At Gettysburg she observed that, when the South got into the act with memorials to slain Confederate soldiers, other designs became popular that painted the South’s role in a different light. “It was a fascinating time,” Tait said.
Her choice of embroidery as the medium for her art dates to her childhood; she later developed her skill at the Royal School of Needlework in London. “I love making things. I’m a very process-oriented person.”
Dreamlike, the exquisitely embroidered designs suggest the memorabilia of a life — a bit of delicate lace, a satin button, a silver wedding ring, a monogram, a corset.
Using LED lights, she layers the embroidered pieces with digital images from Gettysburg and from her explorations of the former Vermont Marble Co., which had been the leading provider of marble for headstones in the country. In the abandoned buildings she found a trove of patterns for headstone memorial designs.
At Gettysburg, Tait was able to research and work in one spot. As artist in residence, she was given an apartment, a stipend and tours of the facilities. “The staff were wonderful; it’s a lovely group of people and an amazing collection.”
Tait’s artwork has been exhibited widely and has been featured and written about in The New York Times, the Providence Journal and other papers and in academic and trade journals such as Stone in America.
“Her early work exposed a sinewy, eccentric world of floating forms that pushed the picture plane in an intentionally disorientating setting, intending the purposeful subterfuge to be both mysterious and comedic,” according to the Park Service’s site. “While her earlier work addressed the establishment of self from conception to maturity, her more recent work frames these questions by considering the truncation of life and the ending of it. She reflects on the culmination of earthly life through her art, in particular her art inspired by her researches into cemetery imagery, and the burial traditions of the 19th century.

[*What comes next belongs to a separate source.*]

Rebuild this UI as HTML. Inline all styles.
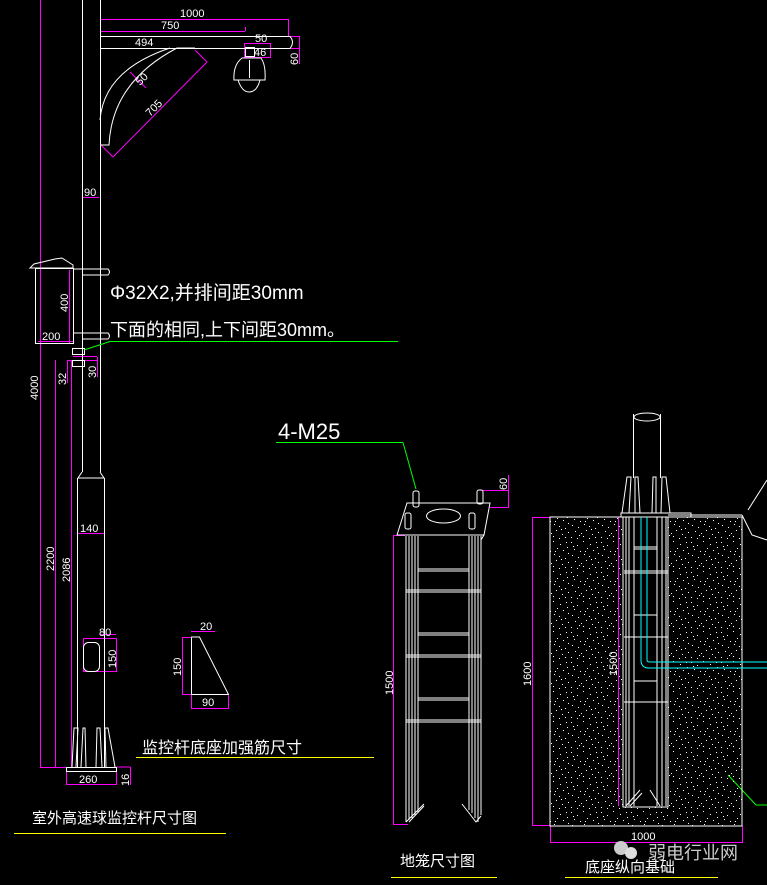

“Programs like Gettysburg National Military Park’s artist-in-residence series, in which acclaimed artists seek inspiration from the beauty and history of our national parks, and agree to share their ideas with park patrons, represent some of the highest aspirations of the National Park Service.”
Tait’s road to where she is now as an artist and scholar has been one of multiple influences, an educational and professional journey that has allowed her to meld her interests in art, historical preservation, monuments, old cemeteries, and how all that pertains to popular culture.
As a BGSU student in the mid-1980s, she majored in English (literature), with a minor in art history. The literature was expected: That was what all the women in her family had done. The art history came as a surprise, a love she discovered at BGSU. Not yet knowing what she wanted to do with her life, she followed her interests, taking literature and poetry classes with faculty such as Dr. Ralph Wolfe, Distinguished Professor Emeritus of English and Gish Professor of Film Studies; Philip Terrie, Warren Wolfe and Richard Carpenter. She loved reading Nathaniel Hawthorne, Herman Melville, and Transcendental literature. In a Black Literature class she was astonished when legendary writer James Baldwin, who was writer-in-residence, visited the class. An art history class she took as a general education course opened another avenue, and she enjoyed classes with Drs. Dawn Glanz and Willard Misfeldt names she remembers well now, and even conversations in class.
“I liked my teachers,” she said simply. “I loved literature and I was a pretty good writer. I loved Bowling Green. It was a really great experience.”
However, she did not complete her degree directly but left school still lacking a couple of credits. That turned out to be fortuitous, because when she decided to apply to the Rhode Island School of Design (RISD) bachelor of fine arts program, not having a bachelor’s degree made her eligible for a substantial scholarship.
“Deciding to go back to school full time, I knew I had to make a commitment,” she said, so she wound up taking the courses she needed to finish her BGSU degree while earning her BFA from RISD. Three years later, she received a Master of Fine Arts (with honors) from American University, in Washington, D.C.
After graduation, she taught at RISD for three years, from 1997-2000, before joining the faculty at Roger Williams.
Living in New England, Tait worked in historic preservation for the state of Massachusetts. She has also worked in historical preservation for an environmental review company and wrote a historical properties study of the town of Chiltonville for Massachusetts Historical Commission and others for sites in Rhode Island and for the National Register of Historic Places.
“I never thought I’d write again after BGSU,” she said, but her skill served her well. She is also a frequent lecturer and speaker and a member of the board of trustees of the Association of Gravestone Studies, a national organization that studies gravestones for their creative, genealogical, cultural, creative, historical and landscape significance. She is also a member of the Death and American Culture and Gravemarkers and Cemeteries group of the Popular Culture Association/ American Culture Association, and shared her gravestone study in an address at the association meeting last fall.
She has spent a lot of time in historical cemeteries. In fact, she even had a studio in the gatekeeper’s house at a cemetery in Providence, which was unfortunately destroyed when it was run into by an errant car. She is sad to see “all the urban cemeteries going away” as they are crowded out by cities and relegated to the outskirts.
Through her art, scholarship and civic engagement, Tait is bringing the beauty and lessons of the past full circle.